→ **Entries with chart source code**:

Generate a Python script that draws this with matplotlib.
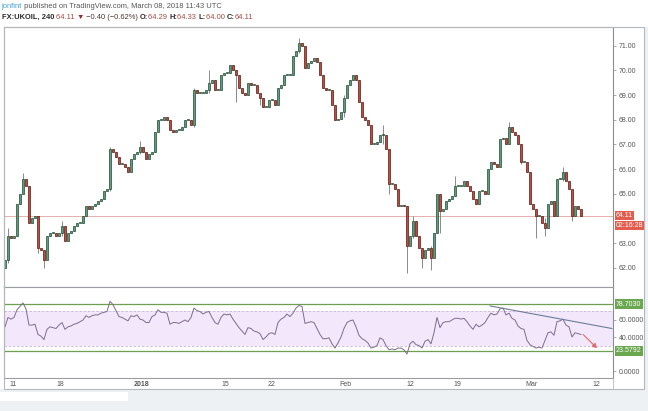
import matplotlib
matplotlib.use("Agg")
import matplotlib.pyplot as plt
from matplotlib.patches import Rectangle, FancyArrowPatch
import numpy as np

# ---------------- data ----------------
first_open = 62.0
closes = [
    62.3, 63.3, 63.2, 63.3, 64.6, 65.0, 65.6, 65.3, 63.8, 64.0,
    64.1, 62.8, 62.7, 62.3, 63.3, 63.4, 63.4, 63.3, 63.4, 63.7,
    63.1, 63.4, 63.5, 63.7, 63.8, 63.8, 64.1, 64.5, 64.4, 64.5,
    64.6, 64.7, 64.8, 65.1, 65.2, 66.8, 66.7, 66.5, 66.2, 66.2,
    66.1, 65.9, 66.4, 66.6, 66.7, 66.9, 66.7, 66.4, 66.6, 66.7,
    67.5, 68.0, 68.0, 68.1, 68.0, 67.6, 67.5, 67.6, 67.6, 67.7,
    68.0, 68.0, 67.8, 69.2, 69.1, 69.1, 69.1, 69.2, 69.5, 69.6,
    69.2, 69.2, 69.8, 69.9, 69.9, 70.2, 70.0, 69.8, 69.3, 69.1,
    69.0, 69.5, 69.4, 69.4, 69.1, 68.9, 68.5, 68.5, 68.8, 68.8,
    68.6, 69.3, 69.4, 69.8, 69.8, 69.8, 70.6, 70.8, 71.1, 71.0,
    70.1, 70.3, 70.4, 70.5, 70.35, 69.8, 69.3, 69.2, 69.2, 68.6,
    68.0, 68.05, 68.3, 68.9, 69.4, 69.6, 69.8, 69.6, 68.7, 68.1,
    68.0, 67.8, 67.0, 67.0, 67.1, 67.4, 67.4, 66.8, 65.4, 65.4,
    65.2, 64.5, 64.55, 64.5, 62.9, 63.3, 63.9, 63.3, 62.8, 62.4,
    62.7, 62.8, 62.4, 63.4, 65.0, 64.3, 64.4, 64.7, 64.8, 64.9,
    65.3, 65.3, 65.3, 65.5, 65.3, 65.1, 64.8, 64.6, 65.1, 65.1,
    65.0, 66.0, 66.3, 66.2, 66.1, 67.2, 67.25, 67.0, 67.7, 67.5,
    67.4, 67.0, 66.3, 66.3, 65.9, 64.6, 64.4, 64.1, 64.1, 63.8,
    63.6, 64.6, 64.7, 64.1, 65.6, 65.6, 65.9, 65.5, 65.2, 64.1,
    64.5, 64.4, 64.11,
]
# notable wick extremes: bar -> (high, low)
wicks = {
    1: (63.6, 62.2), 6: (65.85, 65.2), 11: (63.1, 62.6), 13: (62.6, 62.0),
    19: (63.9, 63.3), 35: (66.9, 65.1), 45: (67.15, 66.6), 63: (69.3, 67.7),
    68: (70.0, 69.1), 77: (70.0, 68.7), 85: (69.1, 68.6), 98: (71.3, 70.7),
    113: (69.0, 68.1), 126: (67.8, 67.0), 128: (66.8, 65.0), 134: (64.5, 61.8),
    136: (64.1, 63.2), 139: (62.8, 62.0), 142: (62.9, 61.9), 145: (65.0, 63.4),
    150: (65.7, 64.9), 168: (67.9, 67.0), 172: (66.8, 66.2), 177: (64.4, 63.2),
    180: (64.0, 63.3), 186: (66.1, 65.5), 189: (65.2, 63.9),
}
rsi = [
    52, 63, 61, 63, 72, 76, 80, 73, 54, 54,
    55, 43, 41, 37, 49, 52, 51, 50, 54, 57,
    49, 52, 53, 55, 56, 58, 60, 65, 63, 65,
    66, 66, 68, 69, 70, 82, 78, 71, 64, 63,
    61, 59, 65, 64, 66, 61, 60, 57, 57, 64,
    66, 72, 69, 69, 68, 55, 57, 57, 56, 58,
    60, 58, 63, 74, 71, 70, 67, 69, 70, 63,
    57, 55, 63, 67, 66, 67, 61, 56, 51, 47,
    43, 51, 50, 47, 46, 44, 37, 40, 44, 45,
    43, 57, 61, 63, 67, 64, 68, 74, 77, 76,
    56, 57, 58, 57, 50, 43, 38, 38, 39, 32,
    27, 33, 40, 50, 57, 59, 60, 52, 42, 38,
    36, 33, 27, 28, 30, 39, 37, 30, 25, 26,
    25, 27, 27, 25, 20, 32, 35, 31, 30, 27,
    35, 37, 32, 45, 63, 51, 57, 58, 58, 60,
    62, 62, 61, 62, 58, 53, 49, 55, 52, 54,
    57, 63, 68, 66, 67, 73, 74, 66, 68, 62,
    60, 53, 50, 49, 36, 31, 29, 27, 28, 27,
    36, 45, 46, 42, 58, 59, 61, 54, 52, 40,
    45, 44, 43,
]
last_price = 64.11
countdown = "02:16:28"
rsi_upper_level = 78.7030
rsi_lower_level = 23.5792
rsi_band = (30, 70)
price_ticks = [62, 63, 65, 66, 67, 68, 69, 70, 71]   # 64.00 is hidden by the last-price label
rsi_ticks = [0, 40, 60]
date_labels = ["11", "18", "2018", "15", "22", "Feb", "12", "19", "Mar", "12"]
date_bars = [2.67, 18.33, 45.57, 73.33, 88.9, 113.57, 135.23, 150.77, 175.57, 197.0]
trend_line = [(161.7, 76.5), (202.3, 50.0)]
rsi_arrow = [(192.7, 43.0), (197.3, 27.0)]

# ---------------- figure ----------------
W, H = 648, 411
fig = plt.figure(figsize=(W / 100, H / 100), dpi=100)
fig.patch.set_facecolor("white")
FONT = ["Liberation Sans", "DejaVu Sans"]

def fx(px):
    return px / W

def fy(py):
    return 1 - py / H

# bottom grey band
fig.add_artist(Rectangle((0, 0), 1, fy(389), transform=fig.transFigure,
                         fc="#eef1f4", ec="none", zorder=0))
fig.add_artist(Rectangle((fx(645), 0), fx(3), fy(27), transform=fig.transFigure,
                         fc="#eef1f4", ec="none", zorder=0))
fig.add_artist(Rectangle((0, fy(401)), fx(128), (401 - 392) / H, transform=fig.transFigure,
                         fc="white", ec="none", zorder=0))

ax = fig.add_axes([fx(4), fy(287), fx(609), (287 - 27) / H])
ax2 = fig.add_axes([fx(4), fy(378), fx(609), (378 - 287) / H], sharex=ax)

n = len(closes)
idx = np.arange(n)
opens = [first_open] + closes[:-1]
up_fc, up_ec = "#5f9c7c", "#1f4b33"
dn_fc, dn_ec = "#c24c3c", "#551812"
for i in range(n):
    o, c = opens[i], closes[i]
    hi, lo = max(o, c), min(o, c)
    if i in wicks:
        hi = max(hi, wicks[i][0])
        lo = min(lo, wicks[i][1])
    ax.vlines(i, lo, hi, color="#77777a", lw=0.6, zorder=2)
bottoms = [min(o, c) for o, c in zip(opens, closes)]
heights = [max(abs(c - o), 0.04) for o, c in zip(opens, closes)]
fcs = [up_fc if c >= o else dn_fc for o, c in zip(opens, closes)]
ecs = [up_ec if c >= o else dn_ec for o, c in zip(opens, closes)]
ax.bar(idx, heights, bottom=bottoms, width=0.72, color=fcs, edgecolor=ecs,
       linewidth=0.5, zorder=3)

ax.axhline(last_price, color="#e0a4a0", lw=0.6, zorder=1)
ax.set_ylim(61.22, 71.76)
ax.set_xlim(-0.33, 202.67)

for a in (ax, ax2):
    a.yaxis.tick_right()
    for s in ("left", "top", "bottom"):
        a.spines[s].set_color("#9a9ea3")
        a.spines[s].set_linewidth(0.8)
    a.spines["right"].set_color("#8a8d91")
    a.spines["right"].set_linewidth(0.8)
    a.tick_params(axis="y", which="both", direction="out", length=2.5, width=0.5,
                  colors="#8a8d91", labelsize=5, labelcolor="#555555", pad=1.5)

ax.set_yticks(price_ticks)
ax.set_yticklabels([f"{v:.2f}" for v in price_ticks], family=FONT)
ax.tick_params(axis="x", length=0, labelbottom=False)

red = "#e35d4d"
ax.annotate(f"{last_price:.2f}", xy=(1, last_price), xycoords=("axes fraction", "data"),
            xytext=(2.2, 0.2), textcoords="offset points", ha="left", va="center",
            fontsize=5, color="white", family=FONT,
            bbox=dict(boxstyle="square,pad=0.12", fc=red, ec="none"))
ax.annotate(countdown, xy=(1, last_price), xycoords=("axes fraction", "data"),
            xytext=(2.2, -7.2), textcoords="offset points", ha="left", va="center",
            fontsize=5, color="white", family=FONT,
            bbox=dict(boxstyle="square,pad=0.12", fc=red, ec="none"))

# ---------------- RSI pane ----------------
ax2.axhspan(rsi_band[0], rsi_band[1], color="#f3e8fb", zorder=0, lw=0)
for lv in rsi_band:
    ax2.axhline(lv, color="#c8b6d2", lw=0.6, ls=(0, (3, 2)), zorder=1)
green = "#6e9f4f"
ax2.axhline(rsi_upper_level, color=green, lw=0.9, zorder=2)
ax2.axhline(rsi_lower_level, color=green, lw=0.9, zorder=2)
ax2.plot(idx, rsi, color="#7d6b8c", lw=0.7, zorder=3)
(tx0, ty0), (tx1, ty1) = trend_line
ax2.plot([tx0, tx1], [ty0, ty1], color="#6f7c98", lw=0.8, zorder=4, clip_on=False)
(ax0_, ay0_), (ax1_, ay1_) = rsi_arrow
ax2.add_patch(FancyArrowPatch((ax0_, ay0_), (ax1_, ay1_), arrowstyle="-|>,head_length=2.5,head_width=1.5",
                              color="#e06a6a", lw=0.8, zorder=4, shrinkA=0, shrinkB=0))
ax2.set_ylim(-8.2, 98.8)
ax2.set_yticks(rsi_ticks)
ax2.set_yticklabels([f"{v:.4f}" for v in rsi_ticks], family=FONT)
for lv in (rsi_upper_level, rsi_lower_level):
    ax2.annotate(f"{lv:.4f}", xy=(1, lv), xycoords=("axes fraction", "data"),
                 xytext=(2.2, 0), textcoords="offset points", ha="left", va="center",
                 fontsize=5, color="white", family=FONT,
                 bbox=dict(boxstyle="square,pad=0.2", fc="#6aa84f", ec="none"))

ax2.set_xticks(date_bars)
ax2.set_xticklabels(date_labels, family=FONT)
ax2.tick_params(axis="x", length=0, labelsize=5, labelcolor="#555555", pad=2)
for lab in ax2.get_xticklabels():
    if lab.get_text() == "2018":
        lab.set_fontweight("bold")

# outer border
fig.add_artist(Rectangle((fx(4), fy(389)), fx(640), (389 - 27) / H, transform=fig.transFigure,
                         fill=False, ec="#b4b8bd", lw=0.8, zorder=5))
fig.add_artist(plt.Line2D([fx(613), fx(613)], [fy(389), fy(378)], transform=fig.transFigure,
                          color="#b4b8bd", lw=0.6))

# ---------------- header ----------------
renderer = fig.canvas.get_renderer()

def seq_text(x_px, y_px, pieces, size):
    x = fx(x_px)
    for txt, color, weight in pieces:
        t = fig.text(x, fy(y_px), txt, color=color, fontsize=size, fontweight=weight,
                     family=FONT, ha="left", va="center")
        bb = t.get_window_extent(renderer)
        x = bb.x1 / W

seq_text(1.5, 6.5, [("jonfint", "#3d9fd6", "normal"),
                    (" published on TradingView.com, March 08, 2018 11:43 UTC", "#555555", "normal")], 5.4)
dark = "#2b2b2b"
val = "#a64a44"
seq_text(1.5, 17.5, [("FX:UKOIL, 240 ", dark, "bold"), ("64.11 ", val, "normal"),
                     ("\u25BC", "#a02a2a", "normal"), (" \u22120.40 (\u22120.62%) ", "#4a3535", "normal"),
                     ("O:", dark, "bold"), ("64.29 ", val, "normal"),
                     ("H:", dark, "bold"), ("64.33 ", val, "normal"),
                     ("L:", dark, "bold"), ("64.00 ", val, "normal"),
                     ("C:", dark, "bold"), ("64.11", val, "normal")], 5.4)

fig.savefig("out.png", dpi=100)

...

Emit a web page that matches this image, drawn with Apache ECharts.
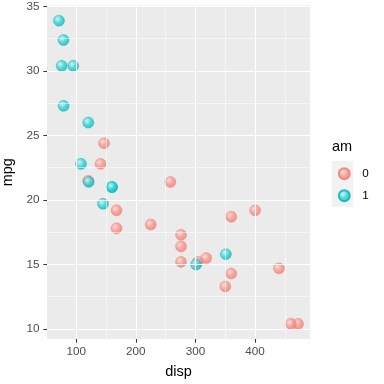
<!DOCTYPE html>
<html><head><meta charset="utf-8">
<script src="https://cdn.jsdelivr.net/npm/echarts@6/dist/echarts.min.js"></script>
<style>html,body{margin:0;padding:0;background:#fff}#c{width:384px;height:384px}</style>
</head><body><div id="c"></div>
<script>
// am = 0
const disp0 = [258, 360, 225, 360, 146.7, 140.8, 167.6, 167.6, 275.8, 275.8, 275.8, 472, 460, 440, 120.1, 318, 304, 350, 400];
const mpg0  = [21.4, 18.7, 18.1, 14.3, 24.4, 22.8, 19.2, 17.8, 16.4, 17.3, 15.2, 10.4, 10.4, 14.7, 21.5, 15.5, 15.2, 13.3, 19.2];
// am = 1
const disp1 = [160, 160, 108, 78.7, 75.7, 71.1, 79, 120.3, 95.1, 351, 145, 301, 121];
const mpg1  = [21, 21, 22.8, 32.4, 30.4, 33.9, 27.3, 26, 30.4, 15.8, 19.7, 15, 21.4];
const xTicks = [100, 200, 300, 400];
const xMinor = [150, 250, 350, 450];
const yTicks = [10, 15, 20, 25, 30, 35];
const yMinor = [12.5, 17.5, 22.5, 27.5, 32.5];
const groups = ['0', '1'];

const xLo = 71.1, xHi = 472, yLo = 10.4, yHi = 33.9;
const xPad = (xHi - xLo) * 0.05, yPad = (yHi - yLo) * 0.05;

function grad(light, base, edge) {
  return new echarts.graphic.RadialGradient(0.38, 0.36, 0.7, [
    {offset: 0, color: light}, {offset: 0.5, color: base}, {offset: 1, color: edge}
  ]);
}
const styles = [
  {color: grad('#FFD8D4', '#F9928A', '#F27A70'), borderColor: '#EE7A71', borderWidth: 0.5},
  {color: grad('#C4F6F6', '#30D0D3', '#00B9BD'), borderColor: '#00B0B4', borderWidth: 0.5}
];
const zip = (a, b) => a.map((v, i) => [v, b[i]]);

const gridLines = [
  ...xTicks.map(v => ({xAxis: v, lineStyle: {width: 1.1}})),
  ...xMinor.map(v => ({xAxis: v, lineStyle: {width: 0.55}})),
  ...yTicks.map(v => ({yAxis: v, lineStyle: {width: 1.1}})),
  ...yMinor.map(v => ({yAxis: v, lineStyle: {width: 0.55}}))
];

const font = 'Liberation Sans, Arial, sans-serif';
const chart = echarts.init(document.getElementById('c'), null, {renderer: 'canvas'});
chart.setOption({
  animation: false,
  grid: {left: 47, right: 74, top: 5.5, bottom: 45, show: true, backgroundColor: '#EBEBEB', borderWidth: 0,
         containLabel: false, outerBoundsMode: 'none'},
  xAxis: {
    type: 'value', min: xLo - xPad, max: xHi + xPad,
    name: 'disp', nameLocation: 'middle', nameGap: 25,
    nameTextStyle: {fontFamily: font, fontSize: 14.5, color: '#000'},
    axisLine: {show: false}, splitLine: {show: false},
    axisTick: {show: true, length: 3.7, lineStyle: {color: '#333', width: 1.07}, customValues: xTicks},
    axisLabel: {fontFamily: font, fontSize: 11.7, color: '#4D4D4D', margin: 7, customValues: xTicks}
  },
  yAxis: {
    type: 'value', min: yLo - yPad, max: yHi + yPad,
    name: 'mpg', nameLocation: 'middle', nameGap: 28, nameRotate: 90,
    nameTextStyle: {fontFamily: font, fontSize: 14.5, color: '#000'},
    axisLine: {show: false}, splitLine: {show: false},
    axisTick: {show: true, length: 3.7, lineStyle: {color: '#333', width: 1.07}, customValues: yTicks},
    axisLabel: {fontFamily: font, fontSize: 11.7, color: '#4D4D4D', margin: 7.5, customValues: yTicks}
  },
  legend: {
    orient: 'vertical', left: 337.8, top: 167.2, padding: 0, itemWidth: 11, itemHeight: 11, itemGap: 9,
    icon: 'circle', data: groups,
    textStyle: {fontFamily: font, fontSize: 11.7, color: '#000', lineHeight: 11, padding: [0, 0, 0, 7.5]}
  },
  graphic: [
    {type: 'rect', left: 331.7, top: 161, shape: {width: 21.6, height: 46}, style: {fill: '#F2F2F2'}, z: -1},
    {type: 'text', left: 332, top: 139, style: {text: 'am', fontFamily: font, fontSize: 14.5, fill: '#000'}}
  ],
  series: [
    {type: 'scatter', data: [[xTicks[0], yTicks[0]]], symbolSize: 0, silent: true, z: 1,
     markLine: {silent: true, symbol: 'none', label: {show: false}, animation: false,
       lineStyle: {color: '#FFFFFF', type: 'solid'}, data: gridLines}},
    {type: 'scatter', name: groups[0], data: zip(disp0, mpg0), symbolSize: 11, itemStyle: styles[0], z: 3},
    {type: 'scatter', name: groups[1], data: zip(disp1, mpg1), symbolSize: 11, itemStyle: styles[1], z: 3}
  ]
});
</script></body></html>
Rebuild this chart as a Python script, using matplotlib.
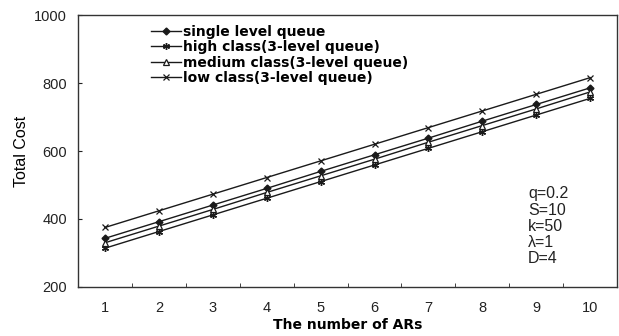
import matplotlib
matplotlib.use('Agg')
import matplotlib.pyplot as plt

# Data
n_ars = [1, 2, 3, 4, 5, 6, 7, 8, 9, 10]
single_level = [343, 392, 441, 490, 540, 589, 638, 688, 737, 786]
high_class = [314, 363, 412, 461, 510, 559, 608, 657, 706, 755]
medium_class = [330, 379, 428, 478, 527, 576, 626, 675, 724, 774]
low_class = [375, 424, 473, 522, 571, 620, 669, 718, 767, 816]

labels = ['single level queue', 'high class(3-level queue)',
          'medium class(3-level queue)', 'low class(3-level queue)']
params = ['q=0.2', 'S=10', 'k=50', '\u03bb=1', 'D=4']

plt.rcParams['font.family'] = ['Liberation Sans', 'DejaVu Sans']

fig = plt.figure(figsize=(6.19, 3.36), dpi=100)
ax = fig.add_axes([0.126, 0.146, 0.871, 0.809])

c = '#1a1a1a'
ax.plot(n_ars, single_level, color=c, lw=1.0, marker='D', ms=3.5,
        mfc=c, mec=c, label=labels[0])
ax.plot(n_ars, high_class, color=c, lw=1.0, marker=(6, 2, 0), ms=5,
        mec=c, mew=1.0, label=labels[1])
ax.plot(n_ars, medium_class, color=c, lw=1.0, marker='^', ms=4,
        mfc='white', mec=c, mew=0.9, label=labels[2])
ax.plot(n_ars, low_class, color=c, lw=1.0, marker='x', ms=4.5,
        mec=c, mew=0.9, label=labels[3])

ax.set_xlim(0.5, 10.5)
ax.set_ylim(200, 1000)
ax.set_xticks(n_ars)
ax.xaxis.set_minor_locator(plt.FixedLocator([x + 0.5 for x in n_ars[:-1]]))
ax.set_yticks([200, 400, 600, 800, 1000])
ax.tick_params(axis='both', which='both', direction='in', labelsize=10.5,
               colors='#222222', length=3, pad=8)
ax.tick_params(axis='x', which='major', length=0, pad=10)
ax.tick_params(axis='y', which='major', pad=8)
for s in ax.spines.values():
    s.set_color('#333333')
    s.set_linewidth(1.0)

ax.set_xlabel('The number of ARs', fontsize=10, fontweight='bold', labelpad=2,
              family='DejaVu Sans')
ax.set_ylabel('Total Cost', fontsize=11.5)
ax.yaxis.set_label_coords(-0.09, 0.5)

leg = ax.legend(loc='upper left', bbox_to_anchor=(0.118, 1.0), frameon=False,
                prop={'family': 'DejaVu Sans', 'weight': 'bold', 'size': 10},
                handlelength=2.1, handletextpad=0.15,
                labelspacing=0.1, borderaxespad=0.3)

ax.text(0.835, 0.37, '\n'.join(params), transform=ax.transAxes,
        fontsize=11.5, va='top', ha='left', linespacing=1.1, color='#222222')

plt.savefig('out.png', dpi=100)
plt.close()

--

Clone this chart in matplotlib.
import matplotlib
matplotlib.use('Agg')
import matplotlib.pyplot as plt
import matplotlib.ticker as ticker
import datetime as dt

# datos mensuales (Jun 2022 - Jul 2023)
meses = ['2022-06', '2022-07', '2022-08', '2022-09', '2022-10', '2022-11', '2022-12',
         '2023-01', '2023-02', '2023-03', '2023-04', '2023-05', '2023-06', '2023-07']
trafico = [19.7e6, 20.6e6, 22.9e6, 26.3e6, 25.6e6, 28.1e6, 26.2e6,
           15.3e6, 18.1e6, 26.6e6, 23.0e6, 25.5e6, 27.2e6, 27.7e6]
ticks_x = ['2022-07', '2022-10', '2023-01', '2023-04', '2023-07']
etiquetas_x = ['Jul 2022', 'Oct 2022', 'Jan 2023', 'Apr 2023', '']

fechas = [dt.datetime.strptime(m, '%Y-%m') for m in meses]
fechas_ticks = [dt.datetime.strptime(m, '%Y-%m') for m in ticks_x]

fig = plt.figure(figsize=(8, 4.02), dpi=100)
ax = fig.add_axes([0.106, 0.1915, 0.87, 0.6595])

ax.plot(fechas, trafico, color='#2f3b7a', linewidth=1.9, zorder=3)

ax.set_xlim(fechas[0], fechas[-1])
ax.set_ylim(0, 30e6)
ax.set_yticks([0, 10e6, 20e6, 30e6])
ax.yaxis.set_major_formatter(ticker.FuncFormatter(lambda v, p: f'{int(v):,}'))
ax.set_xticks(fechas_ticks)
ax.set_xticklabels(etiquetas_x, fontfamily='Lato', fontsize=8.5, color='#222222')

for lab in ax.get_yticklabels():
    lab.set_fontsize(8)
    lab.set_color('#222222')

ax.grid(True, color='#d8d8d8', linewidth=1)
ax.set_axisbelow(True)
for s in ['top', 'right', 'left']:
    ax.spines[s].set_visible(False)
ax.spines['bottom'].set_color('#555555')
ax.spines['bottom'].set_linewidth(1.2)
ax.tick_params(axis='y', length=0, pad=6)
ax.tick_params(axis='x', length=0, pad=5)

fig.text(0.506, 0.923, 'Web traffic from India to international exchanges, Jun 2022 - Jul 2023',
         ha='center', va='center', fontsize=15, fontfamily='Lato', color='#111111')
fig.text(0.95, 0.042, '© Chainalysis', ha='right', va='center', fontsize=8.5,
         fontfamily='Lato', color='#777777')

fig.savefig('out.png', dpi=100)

→ **Written problem**: Only the lines from the one with "Clone this chart in matplotlib." up to the one with "import datetime as dt" should be repeated, both included, exactly as they appear.

→ **Result of the exercise**:
Clone this chart in matplotlib.
import matplotlib
matplotlib.use('Agg')
import matplotlib.pyplot as plt
import matplotlib.ticker as ticker
import datetime as dt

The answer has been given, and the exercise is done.